Wenn der Kinderwunsch irgendwann Wirklichkeit werden könnte, ist es oft tatsächlich zu spät. Das Zeitfenster zum Kinderkriegen ist auf den Zeitraum 29 bis 33 Jahre zusammengeschrumpft. Wer es in diesen vier Jahren nicht schafft, Nachwuchs zu zeugen, wird es - so die Statistik - auch danach nicht hinbekommen.

Drei Dinge braucht der Mann

Thomas Rauschenbach erklärt das so: "Männer brauchen drei Dinge, damit sie tatsächlich Väter werden: eine gut funktionierende Partnerschaft, eine abgeschlossene Berufsausbildung und ein gesichertes Einkommen." Klassische Ernährerrolle eben.

Die Realität aber sieht so aus - lange Ausbildungszeiten und zunehmend unsichere Beschäftigungsverhältnisse. Wer nach Studium und zahlreichen Praktika mit 34 seine erste unbefristete Vollzeitstelle annehmen kann, der hat in der Regel keine Kinder und bekommt auch keine mehr.

Am besten wäre es, wenn sie ihr erstes Kind mit 28 Jahren in den Händen halten dürften. Das wünscht sich die Mehrheit der 1800 für die Studie befragten Männer.

Das geht nur, wenn die Phase der Ausbildung zur Phase des Kinderkriegens wird. So stellt es sich zumindest Thomas Rauschenbach vor. Das bedeutet Kinderbetreuung, die auf studentisches Leben unter den harten Bachelor-Bedingungen abgestimmt ist. Oder Azubis, die ihre Ausbildung in Teilzeit machen können.

Männer, die den Bewusstseinswandel vollzogen haben und sich gierig auf die Erziehung ihrer Kinder stürzen wollen, scheitern also regelmäßig an den gesellschaftlichen Realitäten. Vor allem in den Unternehmen, in denen sie arbeiten. Großzügig gerechnet, sagt Renate Schmidt, weisen von den 2,3 Millionen Unternehmen in Deutschland allerhöchstens zehn Prozent familienfreundliche Strukturen auf.

Dabei sei doch längst erwiesen, dass familienfreundliche Unternehmen die Produktivität ihrer Mitarbeiter um bis zu 17 Prozent steigern könnten, sagt Schmidt.
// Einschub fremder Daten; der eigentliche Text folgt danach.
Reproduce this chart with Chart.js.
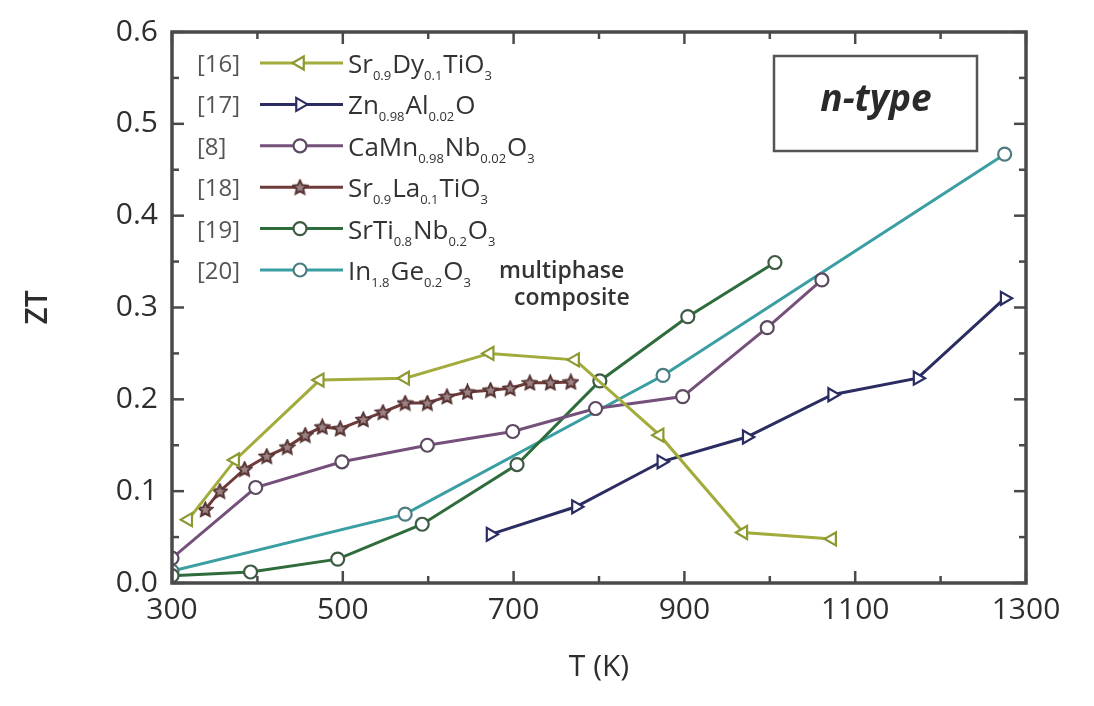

Das würde dann reichen, damit die Arbeitgeber nicht nur den Zweisitzer gegen einen Kombi tauschen, sondern zudem noch Eltern-Kind-Büros einrichten, wenn die Kleinen mal mit zur Arbeit kommen wollen oder müssen, Betriebskindergärten zu bauen oder Väterstammtische unter der Leitung eines Personalers zu betreuen.

Zukunftsmusik? Bei SAP längst Alltag. Die anderen müssten es nur nachmachen.